Komoditas yang menjadi primadona bagi para nelayan di Kabupaten Tobasa ini, sudah bertelur pada umur tiga bulan dan menetas dalam waktu tiga hari, sehingga populasinya lumayan banyak di danau yang terletak pada bagian tengah pulau Sumatera tersebut.

Menurut Manogar, hasil tangkapan ikan pora-pora oleh nelayan di wilayah Toba Samosir, bisa mencapai sekitar 30 ton per hari, dengan harga jual berkisar Rp3.000 per kg dalam kondisi basah dan jika sudah diolah atau dikeringkan bisa dijual dengan harga Rp6.500 per kg.

Jika dicermati lebih jauh, produksi ikan pora-pora itu cukup banyak.
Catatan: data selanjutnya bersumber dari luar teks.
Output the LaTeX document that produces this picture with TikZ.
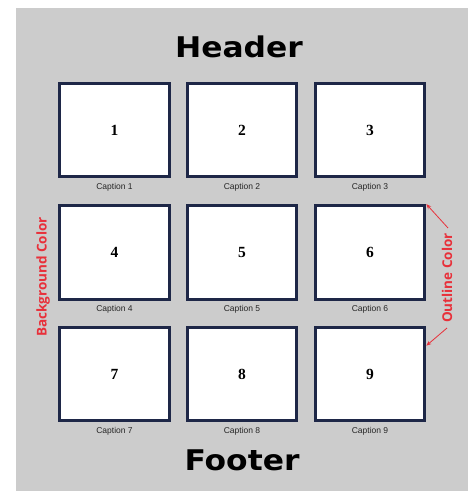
\documentclass[tikz,border=0pt]{standalone}
\usepackage{fontspec}
\usepackage{xcolor}
\usepackage{tikz}
\usetikzlibrary{arrows.meta, positioning}
\setmainfont{Liberation Serif}
\newfontfamily\capfont{Liberation Sans}
\newfontfamily\headfont{DejaVu Sans}
\newfontfamily\notefont{Open Sans}
\definecolor{pagegray}{HTML}{CCCCCC}
\definecolor{boxnavy}{HTML}{1E2747}
\definecolor{noteRed}{HTML}{E8303A}

\begin{document}
\begin{tikzpicture}[x=1pt, y=-1pt,
    panel/.style={draw=boxnavy, line width=3.2pt, fill=white,
                  minimum width=109.5pt, minimum height=93.5pt,
                  font=\fontsize{15.5}{15.5}\selectfont\bfseries},
    caption/.style={font=\capfont\fontsize{8.5}{9}\selectfont, text=black!85, inner sep=0pt, below=4.5pt of #1},
    title/.style={font=\headfont\fontsize{28.5}{28.5}\selectfont\bfseries, xscale=1.1, inner sep=0pt},
    note/.style={font=\notefont\fontsize{13.5}{14}\selectfont\bfseries, text=noteRed, rotate=90, inner sep=0pt},
    pointer/.style={noteRed, line width=0.8pt, -{Stealth[length=5pt, width=4pt]}}]
  \useasboundingbox (0,0) rectangle (474,491);
  \fill[pagegray] (16,8) rectangle (468,491);
  % header and footer
  \node[title] (header) at (239,47) {Header};
  \node[title] (footer) at (242,460) {Footer};
  % row 1
  \node[panel] (box1) at (114.5,130) {1};
  \node[panel] (box2) at (242,130) {2};
  \node[panel] (box3) at (370,130) {3};
  % row 2
  \node[panel] (box4) at (114.5,252.5) {4};
  \node[panel] (box5) at (242,252.5) {5};
  \node[panel] (box6) at (370,252.5) {6};
  % row 3
  \node[panel] (box7) at (114.5,374) {7};
  \node[panel] (box8) at (242,374) {8};
  \node[panel] (box9) at (370,374) {9};
  % captions
  \node[caption=box1] (cap1) {Caption 1};
  \node[caption=box2] (cap2) {Caption 2};
  \node[caption=box3] (cap3) {Caption 3};
  \node[caption=box4] (cap4) {Caption 4};
  \node[caption=box5] (cap5) {Caption 5};
  \node[caption=box6] (cap6) {Caption 6};
  \node[caption=box7] (cap7) {Caption 7};
  \node[caption=box8] (cap8) {Caption 8};
  \node[caption=box9] (cap9) {Caption 9};
  % side notes
  \node[note] (bgnote) at (43,277) {Background Color};
  \node[note] (outnote) at (447,278) {Outline Color};
  \coordinate (outTop) at ([shift={(1,-5)}]outnote.east);
  \coordinate (outBot) at ([shift={(0,5)}]outnote.west);
  \coordinate (box9edge) at ([yshift=-20pt]box9.north east);
  \draw[pointer] (outTop) -- (box6.north east);
  \draw[pointer] (outBot) -- (box9edge);
\end{tikzpicture}
\end{document}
Tapi nilai jualnya agak rendah, karena masyarakat setempat belum mampu mengolah dalam bentuk makanan lain seperti di Sumatera barat, yang dijadikan sebagai penganan menarik dengan harga lumayan.

Sehingga, kata Manogar, SCBWFM melakukan pembinaan terhadap nelayan di Desa Sibaruang, Kecamatan Lumbanjulu dengan membentuk kelompok masyarakat untuk dibekali teknik budidaya, agar hasil perolehan mereka diharapkan bertambah lewat proses penangan pascapanen yang lebih tepat.

Potensi pengembangan bisnis pora-pora, cukup menjanjikan dalam membuka peluang usaha bagi masyarakat sekitar untuk meningkatkan pendapatan, sebab diperkirakan hampir 75 persen hasil tangkapan dari Danau Toba dikirim ke Sumatera Barat.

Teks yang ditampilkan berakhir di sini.